According to NOAA, an implementation plan will be announced in mid-April.

“The policy sets the stage for improvements in recreational fisheries at all level throughout the agency and management process. It influences how we do business at NOAA Fisheries,” said Connie Barclay, director of public affairs for NOAA Fisheries. “This policy is a national framework developed to help serve as a guide. Recreational fishers in California can expect to see a regional implementation plan tailored to address region-specific issues in 2016.”

NOAA announced plans for a national saltwater fishing policy after a summit. At the Saltwater Recreational Fishing Summit held last year in Alexandria, Virginia, industry leaders revealed intentions to integrate non-commercial angling with NOAA’s mission and establish how future actions are developed.

The policy could provide anglers, legislators, policymakers and others with guidance on the quality of data used to monitor catch limits and how to provide more on-the-water fishing opportunities. Also, the policy would give local and state agencies an opportunity to share management priorities with NOAA and deliberate healthy habitats.

“Anglers should expect to see improvements in each of the policy’s six core areas as we begin to implement the policy, but may be most quickly visible in our communications efforts,” Barclay said.“For example, our National Policy Advisor and West Coast Regional Recreational Coordinator have already joined Pete Gray on ‘Let’s Talk Hookup’ to talk about everything from the policy to bluefin tuna.”

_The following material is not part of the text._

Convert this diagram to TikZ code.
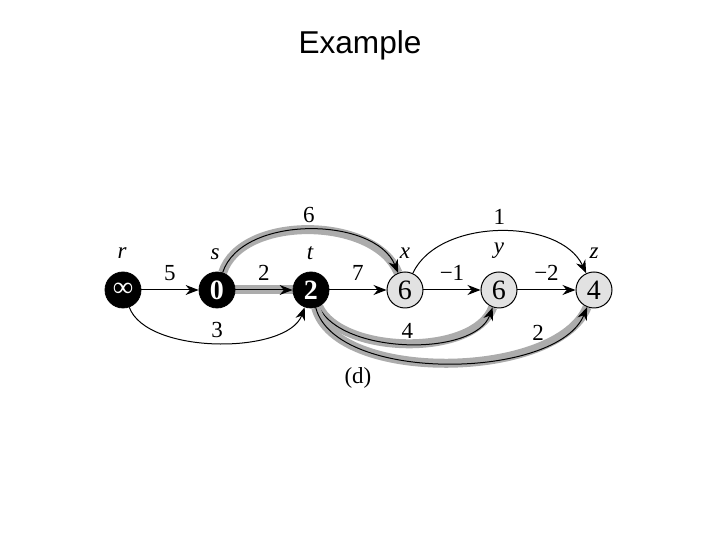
\documentclass[tikz,border=0pt]{standalone}
\usepackage{fontspec}
\setmainfont{Liberation Serif}
\newfontfamily\titlefont{Liberation Sans}
\usepackage{tikz}
\usetikzlibrary{arrows.meta, backgrounds}
\definecolor{nodegray}{RGB}{226,226,226}
\definecolor{hlgray}{RGB}{172,172,172}

\tikzset{
    blknode/.style={circle, fill=black, draw=black, minimum size=18pt, inner sep=0pt,
        text=white, font=\fontsize{14}{14}\selectfont\bfseries},
    grynode/.style={circle, fill=nodegray, draw=black, line width=0.5pt, minimum size=18pt,
        inner sep=0pt, font=\fontsize{14}{14}\selectfont},
    vname/.style={font=\fontsize{11.5}{11.5}\selectfont\itshape},
    wt/.style={font=\fontsize{11.5}{11.5}\selectfont},
    link/.style={-{Stealth[length=6.5pt,width=5pt]}, line width=0.5pt},
    shortest/.style={link, preaction={draw=hlgray, line width=4.5pt, -}}
}

\begin{document}
\begin{tikzpicture}[x=0.5pt, y=0.5pt]
    \useasboundingbox (0,0) rectangle (720,540);

    % Title
    \node[font=\titlefont\fontsize{15.8}{18}\selectfont] (title) at (360,495) {Example};

    % Vertices
    \node[blknode] (r) at (123,250) {∞};
    \node[blknode] (s) at (217,250) {0};
    \node[blknode] (t) at (311,250) {2};
    \node[grynode] (x) at (405,250) {6};
    \node[grynode] (y) at (499,250) {6};
    \node[grynode] (z) at (594,250) {4};

    % Vertex names
    \node[vname] (rn) at (122,287) {r};
    \node[vname] (sn) at (215,286) {s};
    \node[vname] (tn) at (310,287) {t};
    \node[vname] (xn) at (405,287) {x};
    \node[vname] (yn) at (499,289) {y};
    \node[vname] (zn) at (594,287) {z};

    % Edges
    \begin{pgfonlayer}{background}
        \draw[link] (r) -- node[wt, above=1pt] (w5) {5} (s);
        \draw[shortest] (s) -- node[wt, above=1pt] (w2a) {2} (t);
        \draw[link] (t) -- node[wt, above=1pt] (w7) {7} (x);
        \draw[link] (x) -- node[wt, above=1pt] (wm1) {−1} (y);
        \draw[link] (y) -- node[wt, above=1pt] (wm2) {−2} (z);

        \draw[link] (r) to[out=-70, in=-110, looseness=0.74] node[wt, above=-1pt] (w3) {3} (t);
        \draw[shortest] (s) to[out=72, in=112, looseness=0.89] node[wt, above] (w6) {6} (x);
        \draw[link] (x) to[out=65, in=115, looseness=0.91] node[wt, above] (w1) {1} (z);
        \draw[shortest] (t) to[out=-65, in=-110, looseness=0.78] node[wt, above=-1pt] (w4) {4} (y);
        \draw[shortest] (t) to[out=-75, in=-112, looseness=0.74] node[wt, pos=0.76, above] (w2b) {2} (z);
    \end{pgfonlayer}

    % Caption
    \node[wt] (cap) at (358,162) {(d)};
\end{tikzpicture}
\end{document}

More than 11 million saltwater anglers take to coastal waters in the United States, according to NOAA, making them one of the largest organized groups within the national organization.

“The fishing experience may not improve for everyone right away,” Barclay said. “Improved fishing experience is the result of an improved process which ensures anglers have a voice in decisions that affect them, a process that ensures we’re generating information that promotes informed decision-making, a process that understands and responds to the needs of our stakeholders.”